Sex killer released from Canada prison
Lawyer says Homolka 'paralyzed with fear'
Monday, July 4, 2005 Posted: 1920 GMT (0320 HKT)
MONTREAL, Quebec (AP) -- Convicted child killer Karla Homolka was released from prison Monday after serving 12 years for the rapes and murders of three teenage girls, including that of her younger sister, according to a lawyer for the families of two victims.
Tim Danson and Correctional Service Canada spokeswoman Michele Pilon-Santilli both confirmed the release, but Homolka was nowhere to be seen by the media lining the road outside the prison.
Earlier, Homolka's lawyers argued in court that vigilante death threats have so terrorized her that the media should be banned from reporting on her whereabouts after her release.
One of her attorneys, Christian Lachance, said Homolka, 35, was panicked over her release from the maximum-security prison outside Montreal.
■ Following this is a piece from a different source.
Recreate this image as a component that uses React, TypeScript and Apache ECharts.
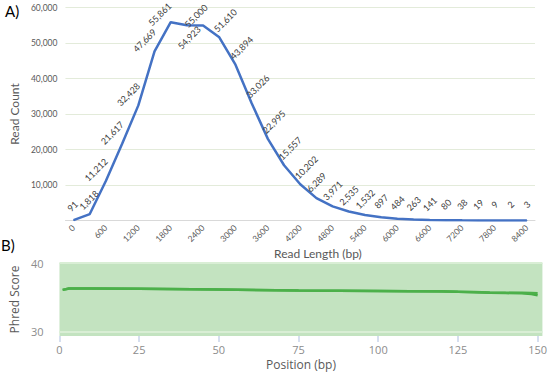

Lachance told Quebec Superior Court Judge Maurice Lagace that his client was too afraid to testify at Monday's hearing. He planned argue that since her safety cannot be assured by police, the media must be prevented from reporting on her whereabouts to protect her from numerous threats against her life, mostly by Internet bloggers.
"She is terrorized by the idea of testifying," Lachance said.
Earlier, Lachance told the Montreal Gazette his client "paralyzed with fear, completely panicked. When I saw her she was in a state of terror, almost in a trance. She cannot conceive of what her life will be like outside."
Christian Leblanc, a media lawyer, said Homolka is a public figure and the media has the right and an obligation to report on her whereabouts and activities.
"They are trying to prevent the media from doing their work," Leblanc said. "The release of Karla Homolka is certainly in the interest of the public."
Homolka's father has said his daughter, who has become fluent in French while in the Quebec prison, had hoped to settle in Montreal.
Danson, a lawyer representing the families of Homolka's teenage victims, Kristen French and Leslie Mahaffy, said Homolka lost her rights to privacy when she murdered his clients' daughters.
"She has to face the consequences of her own actions; there are criminal consequences, there are civil consequences and there are social consequences," Danson told Canadian Press. "She can't be involved in what can only be described as participating in the sexual torture and murder of my clients' children, and then expect simply to walk out and not be answerable to it in the court of public opinion."
Homolka became the symbol of evil in Canada in 1993, when she was convicted of manslaughter and given 12 years for her role in the rapes, sexual torture and murders of Ontario teenagers French and Mahaffy. The prison term also included the 1990 death of her 15-year-old sister, Tammy, who died Christmas Eve after Homolka held a drug-soaked cloth over her mouth while both she and her husband raped her.
In return for her relatively light sentence, Homolka testified against ex-husband Paul Bernardo, a Toronto bookkeeper serving a life term in prison for two counts of first-degree murder. Homolka told the court and psychiatrists that she was a battered wife who took part in the rapes and murders to protect herself and family from threats by Bernardo.
Months after prosecutors made the deal, however, Bernardo's attorneys handed over homemade videotapes by the couple that indicated Homolka was a willing participant. When news of the tapes became public, Canadians were outraged that she would be released in 12 years.
As her release loomed, Ontario prosecutors went back to court and last month obtained heavy restrictions on her movement and activities once released. Homolka also intends to appeal those restrictions, calling them a violation of her plea deal.